Sunday, January 10, 2010

Marriage Can Be Hard Work

Marriage is hard work.

I can think of 4 of my friends who have difficult marriages. One goes to counseling, one is on the verge of not trying too hard anymore and one has given up on trying. It's painful to listen to their stories and know of their heart aches.

Sometimes my marriage is difficult. When you take two people who are polar opposite and mix them with children and life stress you get difficult situations. I think we work very hard at working them out. Sometimes it feels very exhausting. But the benefits of sticking it out far out weighs throwing in the towel.

Something was laid on my heart today. Something that I really don't think of too often. What about committing to loving my husband? Why not make a vow renewal in my heart between God and myself? So I did. I committed to loving my husband. Yes, I've already done that when we got married, but let's be honest, when your young and in love you get married with a "what I want from being married" attitude. I want to change that and really work on respecting and loving my husband. I'm not admitting that I don't respect him or love him, I just want to focus on respecting and loving him and not focus on me all the time in regards to my marriage.

Yes, I have needs in the relationship and I don't plan on ignoring them. The thing is, the less I focus on me the less I worry about me.

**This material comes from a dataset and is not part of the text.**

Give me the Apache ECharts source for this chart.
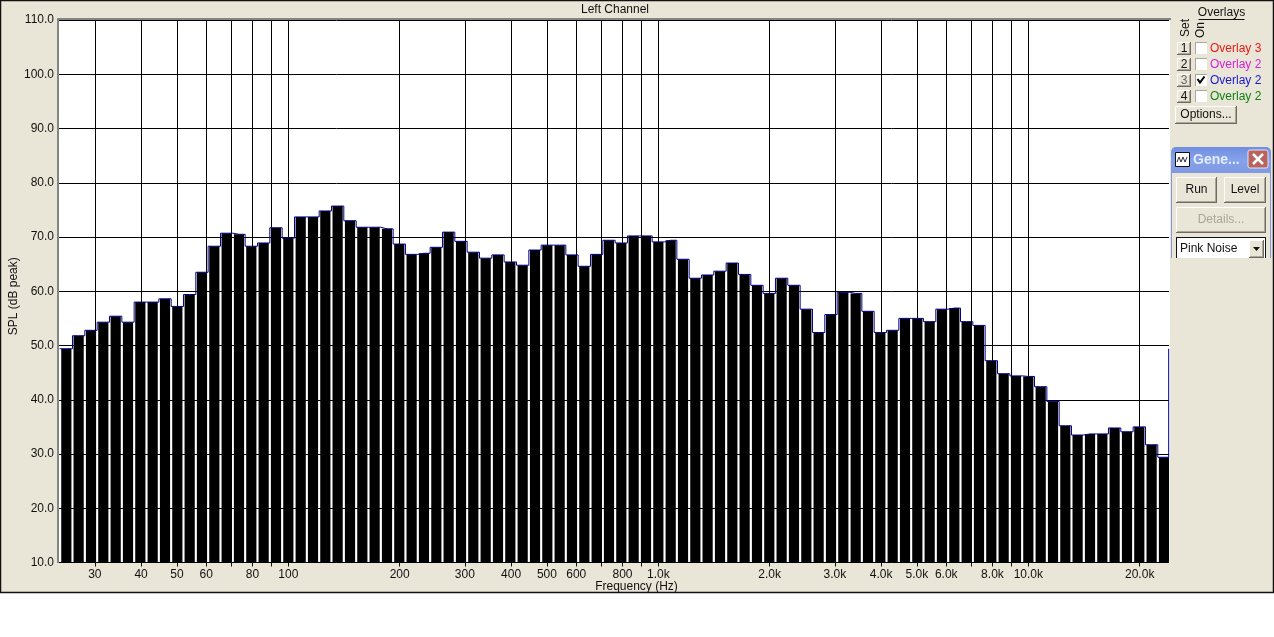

When each of my boys were born into the world, my hearts desire was to take care of them and meet their needs. I loved them no matter what. I loved them even if they took all I had to give and then cried for more. Why is this the way it is as a mom and not as a wife? I know the relationship is different between mom and child and wife and husband and maybe that difference makes all the difference. But I have to wonder, if I took the same attitude of unconditional love that I have toward my kids and applied it to my husband would it make my marriage better? I think so. So today I'm recommitting, but this time with a new view on my marriage. Yes, there are things that I want for myself in our marriage, but I also want to give my husband what he needs from our marriage. I want so much for us and plan on sticking out the difficult times. My mother always said that love is a commitment. I agree with my Mom. I will add to her axiom, love is a decision to be acted upon!